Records
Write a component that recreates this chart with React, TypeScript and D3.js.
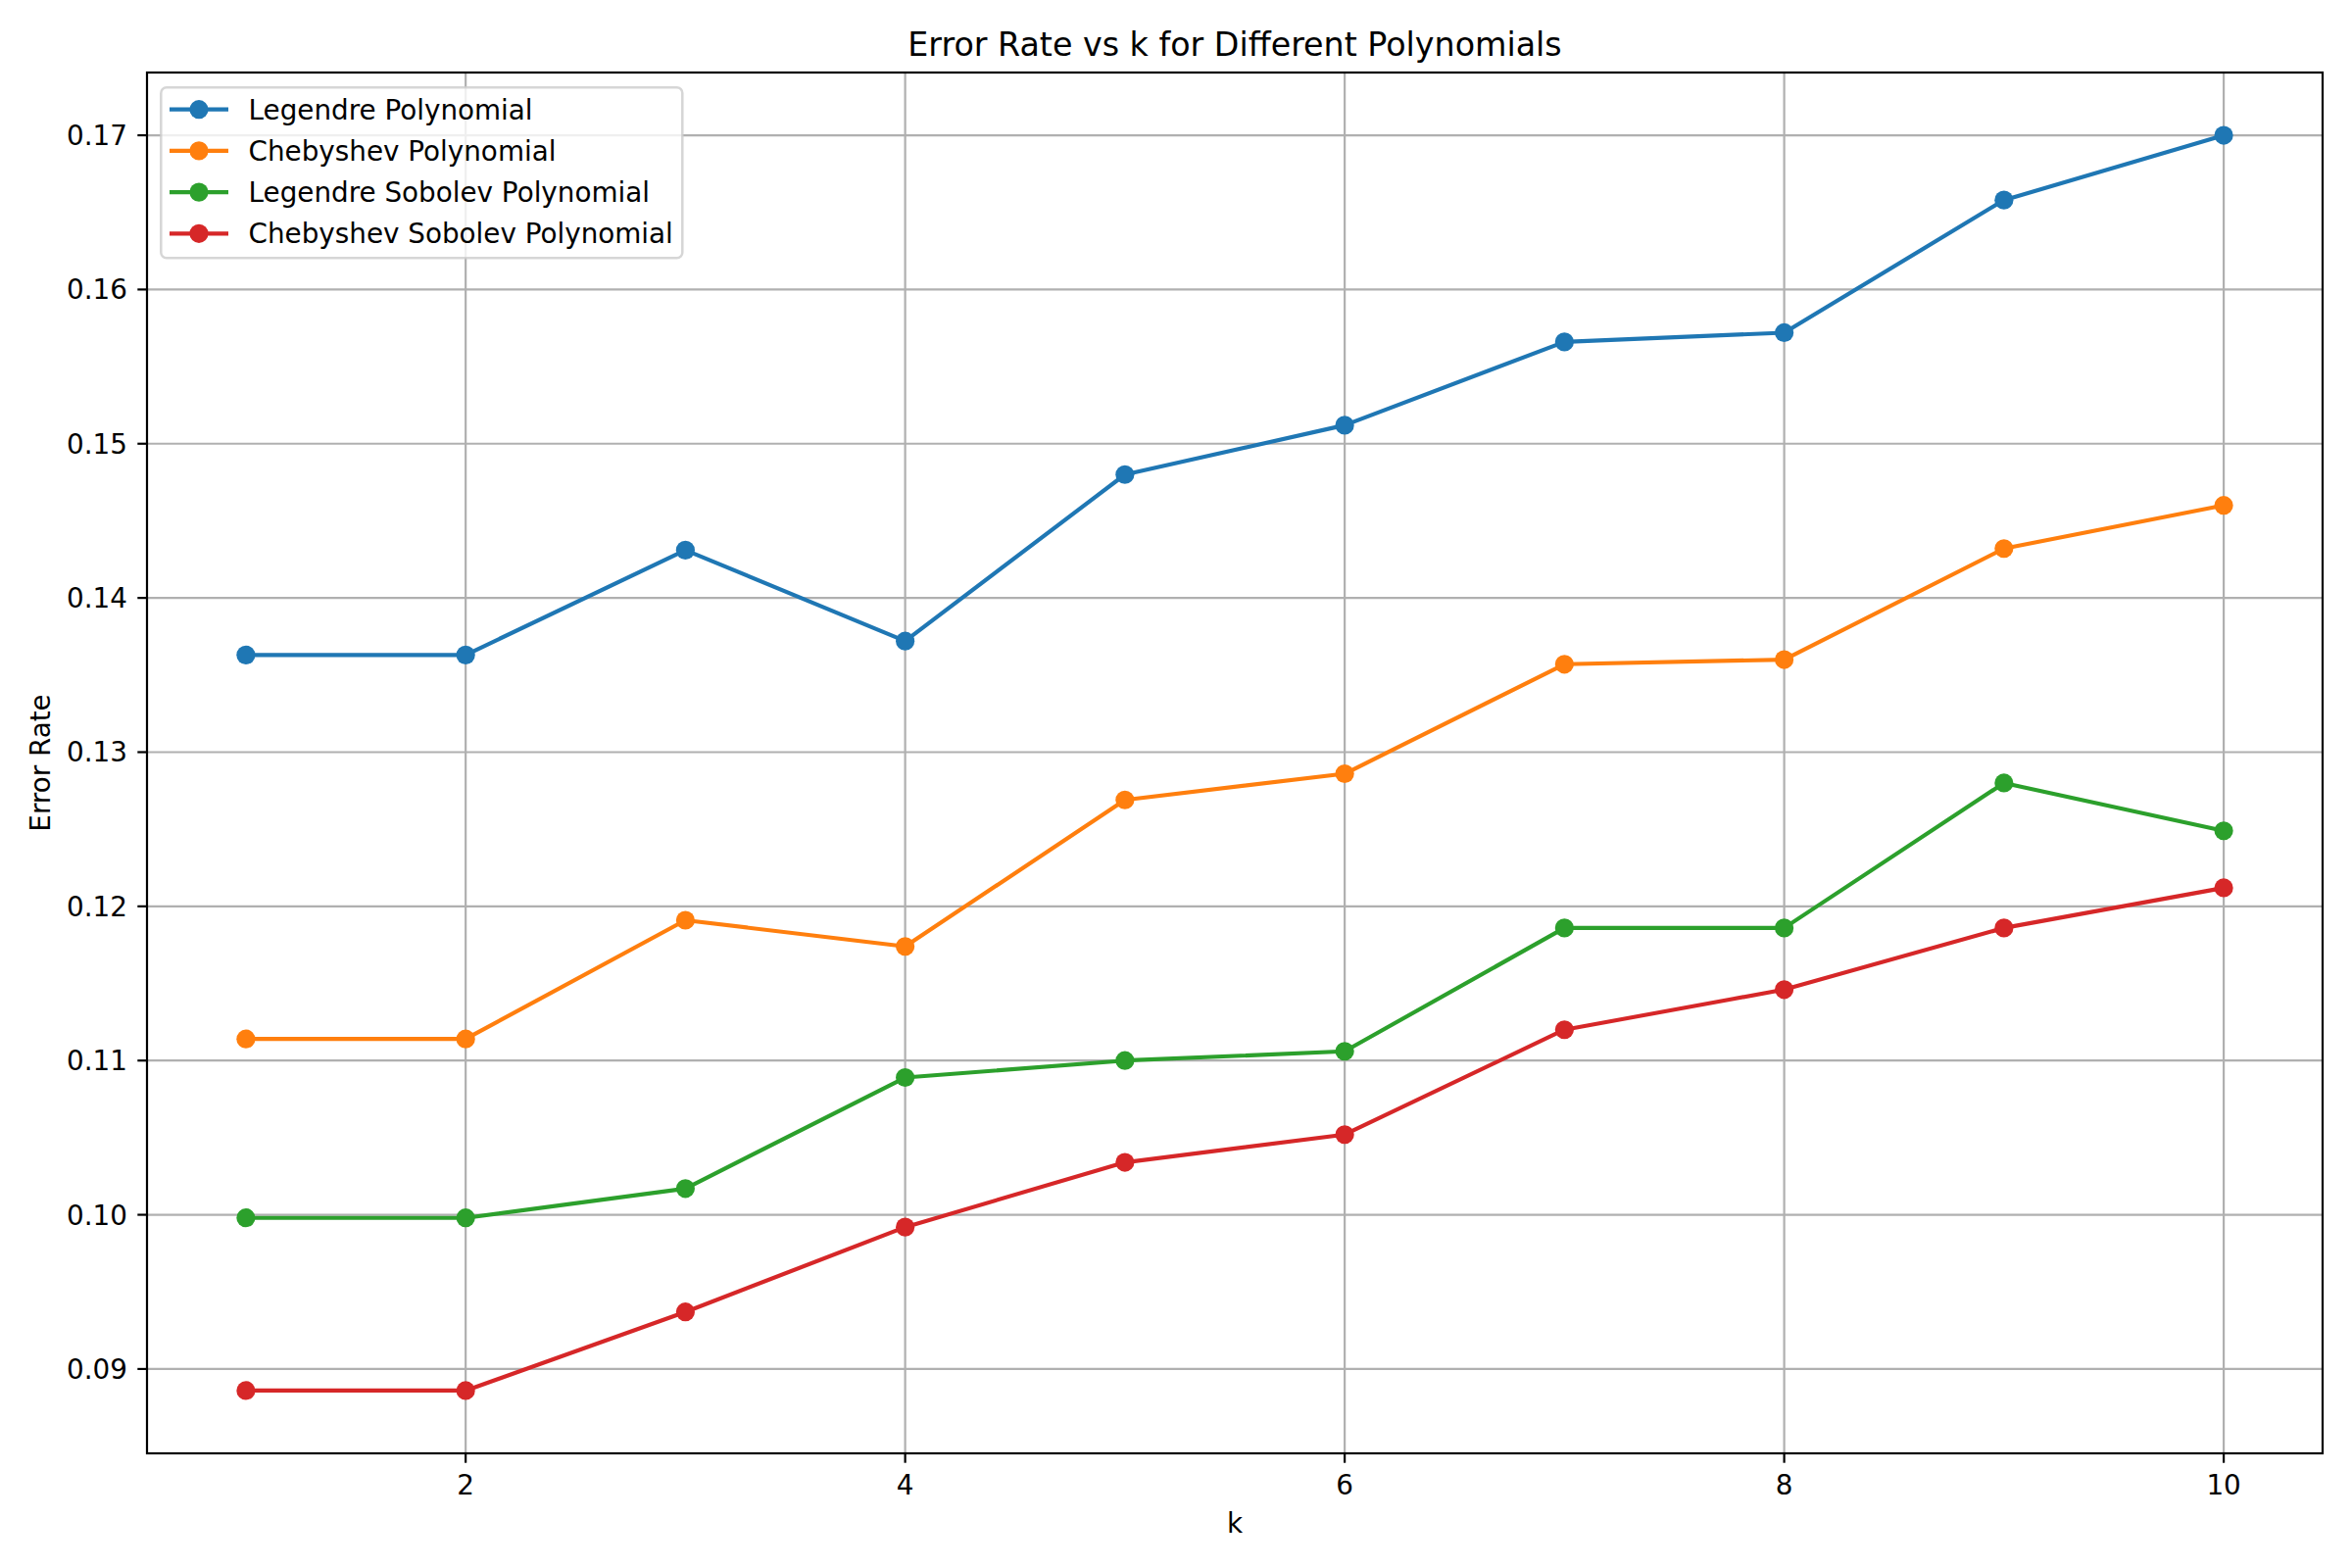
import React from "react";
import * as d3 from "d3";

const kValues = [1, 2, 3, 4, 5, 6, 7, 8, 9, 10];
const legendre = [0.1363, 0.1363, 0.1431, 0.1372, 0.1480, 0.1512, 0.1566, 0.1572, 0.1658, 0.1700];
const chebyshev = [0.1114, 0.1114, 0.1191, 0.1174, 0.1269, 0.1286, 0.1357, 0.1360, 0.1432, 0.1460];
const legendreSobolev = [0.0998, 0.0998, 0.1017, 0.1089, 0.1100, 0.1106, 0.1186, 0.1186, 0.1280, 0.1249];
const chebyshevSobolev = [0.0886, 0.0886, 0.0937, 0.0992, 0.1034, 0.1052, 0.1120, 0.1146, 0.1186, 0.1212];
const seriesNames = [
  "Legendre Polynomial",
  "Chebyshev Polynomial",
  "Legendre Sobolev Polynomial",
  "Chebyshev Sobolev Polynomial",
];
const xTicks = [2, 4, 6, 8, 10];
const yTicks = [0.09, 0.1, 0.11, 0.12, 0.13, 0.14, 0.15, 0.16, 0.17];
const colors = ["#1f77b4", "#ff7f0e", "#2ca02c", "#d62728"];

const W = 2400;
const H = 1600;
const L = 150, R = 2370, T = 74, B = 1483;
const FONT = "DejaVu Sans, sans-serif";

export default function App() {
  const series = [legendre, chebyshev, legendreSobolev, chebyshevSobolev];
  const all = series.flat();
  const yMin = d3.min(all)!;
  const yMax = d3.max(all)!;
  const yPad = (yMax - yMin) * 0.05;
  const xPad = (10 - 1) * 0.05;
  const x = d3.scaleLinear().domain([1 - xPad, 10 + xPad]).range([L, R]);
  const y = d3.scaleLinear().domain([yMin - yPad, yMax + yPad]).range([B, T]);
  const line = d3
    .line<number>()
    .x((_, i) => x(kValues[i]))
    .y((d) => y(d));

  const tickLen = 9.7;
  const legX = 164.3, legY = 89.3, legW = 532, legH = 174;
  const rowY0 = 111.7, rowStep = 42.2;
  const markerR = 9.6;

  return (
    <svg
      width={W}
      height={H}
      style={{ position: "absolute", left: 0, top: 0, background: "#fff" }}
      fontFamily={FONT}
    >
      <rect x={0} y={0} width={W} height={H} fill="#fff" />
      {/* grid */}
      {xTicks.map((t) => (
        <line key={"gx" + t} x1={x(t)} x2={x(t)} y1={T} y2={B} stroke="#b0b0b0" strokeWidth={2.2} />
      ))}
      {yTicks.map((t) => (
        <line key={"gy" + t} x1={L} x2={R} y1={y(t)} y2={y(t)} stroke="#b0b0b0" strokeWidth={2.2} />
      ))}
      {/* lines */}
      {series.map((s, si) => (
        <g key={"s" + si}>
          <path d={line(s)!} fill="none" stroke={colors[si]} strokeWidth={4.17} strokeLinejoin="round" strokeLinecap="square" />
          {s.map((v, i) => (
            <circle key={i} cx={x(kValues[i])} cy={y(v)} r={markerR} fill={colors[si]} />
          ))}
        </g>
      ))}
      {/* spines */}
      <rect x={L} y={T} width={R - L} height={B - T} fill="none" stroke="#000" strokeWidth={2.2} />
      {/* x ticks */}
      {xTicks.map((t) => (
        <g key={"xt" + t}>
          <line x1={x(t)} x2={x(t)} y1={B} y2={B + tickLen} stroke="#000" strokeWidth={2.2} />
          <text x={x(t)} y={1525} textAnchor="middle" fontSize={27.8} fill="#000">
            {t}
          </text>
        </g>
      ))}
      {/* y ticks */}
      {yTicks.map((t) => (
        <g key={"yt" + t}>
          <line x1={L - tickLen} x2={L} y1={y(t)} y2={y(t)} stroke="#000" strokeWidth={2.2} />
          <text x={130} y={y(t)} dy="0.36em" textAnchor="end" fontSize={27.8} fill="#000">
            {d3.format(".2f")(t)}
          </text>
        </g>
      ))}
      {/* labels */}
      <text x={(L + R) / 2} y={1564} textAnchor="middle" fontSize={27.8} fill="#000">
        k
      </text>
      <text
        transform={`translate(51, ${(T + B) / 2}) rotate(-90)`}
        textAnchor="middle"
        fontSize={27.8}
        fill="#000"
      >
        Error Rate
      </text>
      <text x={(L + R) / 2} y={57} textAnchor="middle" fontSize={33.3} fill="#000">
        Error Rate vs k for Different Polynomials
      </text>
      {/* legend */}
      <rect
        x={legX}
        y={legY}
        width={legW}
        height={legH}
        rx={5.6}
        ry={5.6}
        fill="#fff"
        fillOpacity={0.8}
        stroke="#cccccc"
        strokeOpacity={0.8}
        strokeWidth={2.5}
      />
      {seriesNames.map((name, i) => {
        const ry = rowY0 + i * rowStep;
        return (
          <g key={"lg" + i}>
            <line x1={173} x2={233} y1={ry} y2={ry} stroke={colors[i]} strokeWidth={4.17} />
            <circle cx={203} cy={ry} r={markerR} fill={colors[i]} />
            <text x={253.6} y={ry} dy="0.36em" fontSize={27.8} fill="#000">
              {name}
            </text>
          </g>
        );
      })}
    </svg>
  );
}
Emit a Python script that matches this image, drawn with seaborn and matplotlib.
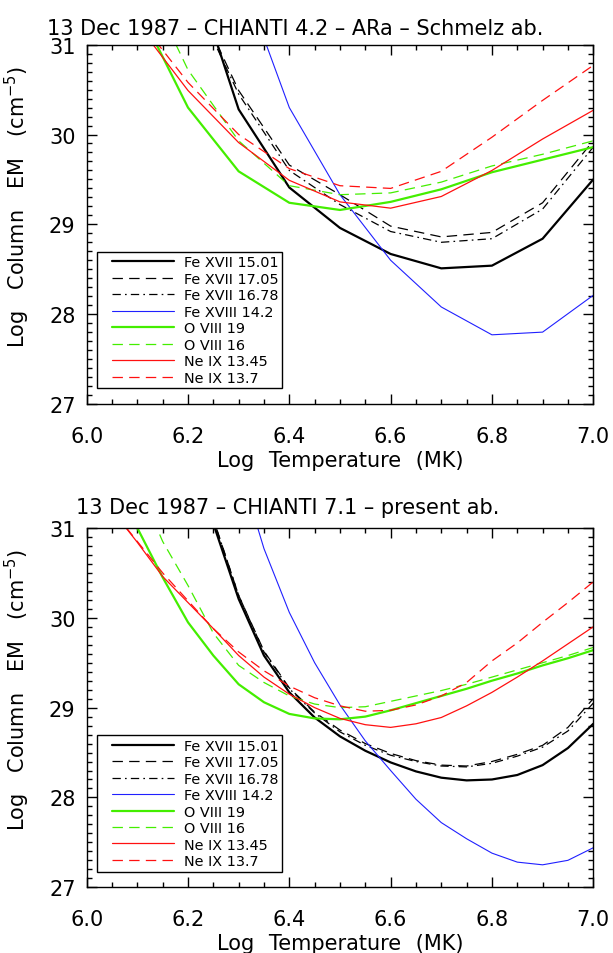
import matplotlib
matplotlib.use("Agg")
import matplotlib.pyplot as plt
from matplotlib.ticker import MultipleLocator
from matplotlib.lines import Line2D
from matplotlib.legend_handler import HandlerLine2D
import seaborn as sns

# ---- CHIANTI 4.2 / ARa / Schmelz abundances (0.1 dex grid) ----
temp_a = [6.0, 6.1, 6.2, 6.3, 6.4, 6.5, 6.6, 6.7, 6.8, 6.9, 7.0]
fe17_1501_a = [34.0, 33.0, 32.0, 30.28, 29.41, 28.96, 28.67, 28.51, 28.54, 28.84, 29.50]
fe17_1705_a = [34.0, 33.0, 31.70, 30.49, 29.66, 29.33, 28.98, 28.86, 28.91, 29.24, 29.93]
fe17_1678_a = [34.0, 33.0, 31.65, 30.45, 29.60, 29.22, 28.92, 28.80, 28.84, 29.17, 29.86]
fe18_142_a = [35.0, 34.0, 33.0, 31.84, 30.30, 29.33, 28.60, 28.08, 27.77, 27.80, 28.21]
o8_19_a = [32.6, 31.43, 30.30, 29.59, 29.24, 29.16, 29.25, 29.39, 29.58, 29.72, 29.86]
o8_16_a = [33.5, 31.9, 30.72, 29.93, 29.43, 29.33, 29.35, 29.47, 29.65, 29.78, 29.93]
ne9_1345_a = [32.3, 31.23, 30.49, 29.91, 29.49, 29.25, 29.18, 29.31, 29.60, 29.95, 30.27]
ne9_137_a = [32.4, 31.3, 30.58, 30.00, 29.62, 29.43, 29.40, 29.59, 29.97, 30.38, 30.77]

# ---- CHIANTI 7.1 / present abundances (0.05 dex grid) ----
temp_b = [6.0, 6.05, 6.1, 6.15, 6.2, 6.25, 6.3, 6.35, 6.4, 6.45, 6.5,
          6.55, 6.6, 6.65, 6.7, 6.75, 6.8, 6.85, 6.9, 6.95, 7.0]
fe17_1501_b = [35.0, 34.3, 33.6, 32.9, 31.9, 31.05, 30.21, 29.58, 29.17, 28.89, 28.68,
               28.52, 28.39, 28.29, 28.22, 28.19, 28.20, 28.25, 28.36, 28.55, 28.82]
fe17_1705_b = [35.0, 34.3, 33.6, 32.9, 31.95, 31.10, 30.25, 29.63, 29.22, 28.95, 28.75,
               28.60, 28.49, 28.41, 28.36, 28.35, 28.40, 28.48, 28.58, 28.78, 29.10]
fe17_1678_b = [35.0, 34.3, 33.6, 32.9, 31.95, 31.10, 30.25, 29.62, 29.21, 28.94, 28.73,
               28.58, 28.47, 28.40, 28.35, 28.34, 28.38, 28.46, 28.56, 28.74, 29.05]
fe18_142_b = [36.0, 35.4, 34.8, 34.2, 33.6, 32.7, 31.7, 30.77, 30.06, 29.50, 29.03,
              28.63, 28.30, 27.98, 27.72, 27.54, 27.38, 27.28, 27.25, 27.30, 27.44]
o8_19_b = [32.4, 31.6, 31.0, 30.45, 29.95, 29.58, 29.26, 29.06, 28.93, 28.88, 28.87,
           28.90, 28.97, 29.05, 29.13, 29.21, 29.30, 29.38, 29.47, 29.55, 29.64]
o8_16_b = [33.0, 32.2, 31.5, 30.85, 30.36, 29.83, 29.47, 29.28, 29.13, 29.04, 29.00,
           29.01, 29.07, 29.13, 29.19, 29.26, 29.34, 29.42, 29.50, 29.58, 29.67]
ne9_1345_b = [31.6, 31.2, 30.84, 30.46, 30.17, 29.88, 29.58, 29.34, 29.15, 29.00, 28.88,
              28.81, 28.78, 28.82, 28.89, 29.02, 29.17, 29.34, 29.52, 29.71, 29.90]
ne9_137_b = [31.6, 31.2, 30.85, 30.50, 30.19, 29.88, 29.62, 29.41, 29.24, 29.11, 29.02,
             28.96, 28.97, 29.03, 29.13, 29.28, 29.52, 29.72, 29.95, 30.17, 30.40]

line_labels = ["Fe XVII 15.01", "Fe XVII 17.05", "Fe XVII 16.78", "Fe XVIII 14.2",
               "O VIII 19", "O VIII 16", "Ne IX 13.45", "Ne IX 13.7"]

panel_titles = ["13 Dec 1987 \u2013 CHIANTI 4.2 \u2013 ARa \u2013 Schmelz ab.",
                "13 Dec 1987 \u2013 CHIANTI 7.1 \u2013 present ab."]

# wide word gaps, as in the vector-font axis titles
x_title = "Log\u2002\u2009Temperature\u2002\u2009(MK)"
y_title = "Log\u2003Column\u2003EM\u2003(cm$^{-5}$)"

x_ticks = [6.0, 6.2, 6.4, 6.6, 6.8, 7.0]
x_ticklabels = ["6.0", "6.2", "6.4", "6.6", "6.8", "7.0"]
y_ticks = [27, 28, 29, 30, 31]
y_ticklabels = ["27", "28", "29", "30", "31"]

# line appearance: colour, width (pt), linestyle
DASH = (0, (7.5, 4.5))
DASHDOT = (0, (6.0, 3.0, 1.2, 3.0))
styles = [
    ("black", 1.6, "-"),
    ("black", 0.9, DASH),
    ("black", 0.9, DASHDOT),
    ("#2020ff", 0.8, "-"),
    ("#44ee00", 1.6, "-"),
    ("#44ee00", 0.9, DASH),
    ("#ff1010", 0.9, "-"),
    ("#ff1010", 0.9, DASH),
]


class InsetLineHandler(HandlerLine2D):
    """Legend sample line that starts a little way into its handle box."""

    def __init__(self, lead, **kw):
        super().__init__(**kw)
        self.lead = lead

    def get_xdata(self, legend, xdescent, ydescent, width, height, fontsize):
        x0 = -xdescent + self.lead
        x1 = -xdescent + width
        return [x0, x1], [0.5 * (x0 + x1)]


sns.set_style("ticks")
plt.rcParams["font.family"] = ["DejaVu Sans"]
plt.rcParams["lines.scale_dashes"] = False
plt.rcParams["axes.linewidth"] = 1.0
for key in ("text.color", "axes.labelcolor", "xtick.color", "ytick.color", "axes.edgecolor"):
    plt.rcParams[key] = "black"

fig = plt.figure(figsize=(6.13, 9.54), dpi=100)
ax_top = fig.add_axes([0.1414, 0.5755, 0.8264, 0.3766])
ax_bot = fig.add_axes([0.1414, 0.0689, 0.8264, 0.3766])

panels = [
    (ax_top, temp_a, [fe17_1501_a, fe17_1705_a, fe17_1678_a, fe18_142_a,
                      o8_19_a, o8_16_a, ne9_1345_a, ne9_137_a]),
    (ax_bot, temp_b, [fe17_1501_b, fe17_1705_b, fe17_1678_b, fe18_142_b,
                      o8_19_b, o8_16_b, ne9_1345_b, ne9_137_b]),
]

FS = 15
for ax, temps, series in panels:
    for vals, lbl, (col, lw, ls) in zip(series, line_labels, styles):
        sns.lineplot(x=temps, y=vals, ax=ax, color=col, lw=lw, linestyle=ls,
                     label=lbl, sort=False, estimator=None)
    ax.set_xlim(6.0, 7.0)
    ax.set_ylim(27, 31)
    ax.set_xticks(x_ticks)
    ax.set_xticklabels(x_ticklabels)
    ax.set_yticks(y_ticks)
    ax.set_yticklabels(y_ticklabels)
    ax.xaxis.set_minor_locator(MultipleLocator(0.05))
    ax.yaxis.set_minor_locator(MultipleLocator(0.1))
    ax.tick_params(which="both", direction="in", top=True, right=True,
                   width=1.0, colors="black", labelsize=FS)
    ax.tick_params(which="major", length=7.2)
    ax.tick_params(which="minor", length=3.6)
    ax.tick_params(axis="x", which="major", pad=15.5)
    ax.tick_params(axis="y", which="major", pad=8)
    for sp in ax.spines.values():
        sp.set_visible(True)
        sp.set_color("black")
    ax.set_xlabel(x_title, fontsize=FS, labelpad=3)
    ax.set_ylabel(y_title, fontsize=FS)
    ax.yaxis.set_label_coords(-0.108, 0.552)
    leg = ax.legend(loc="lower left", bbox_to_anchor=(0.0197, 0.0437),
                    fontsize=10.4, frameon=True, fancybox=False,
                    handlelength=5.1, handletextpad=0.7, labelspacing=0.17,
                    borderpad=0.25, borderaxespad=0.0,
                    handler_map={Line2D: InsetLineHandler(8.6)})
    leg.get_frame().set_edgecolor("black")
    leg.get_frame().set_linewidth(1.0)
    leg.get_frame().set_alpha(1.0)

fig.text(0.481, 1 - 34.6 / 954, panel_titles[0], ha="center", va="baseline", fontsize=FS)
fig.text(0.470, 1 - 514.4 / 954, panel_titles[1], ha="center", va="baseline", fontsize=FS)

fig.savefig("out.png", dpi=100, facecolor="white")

SHORT EXERCISE: Repeat exactly the lines above, from the line that contains "Emit a Python" down through the line that contains "import seaborn as sns". Include both of those lines and none of the pictures.

IN RESPONSE:
Emit a Python script that matches this image, drawn with seaborn and matplotlib.
import matplotlib
matplotlib.use("Agg")
import matplotlib.pyplot as plt
from matplotlib.ticker import MultipleLocator
from matplotlib.lines import Line2D
from matplotlib.legend_handler import HandlerLine2D
import seaborn as sns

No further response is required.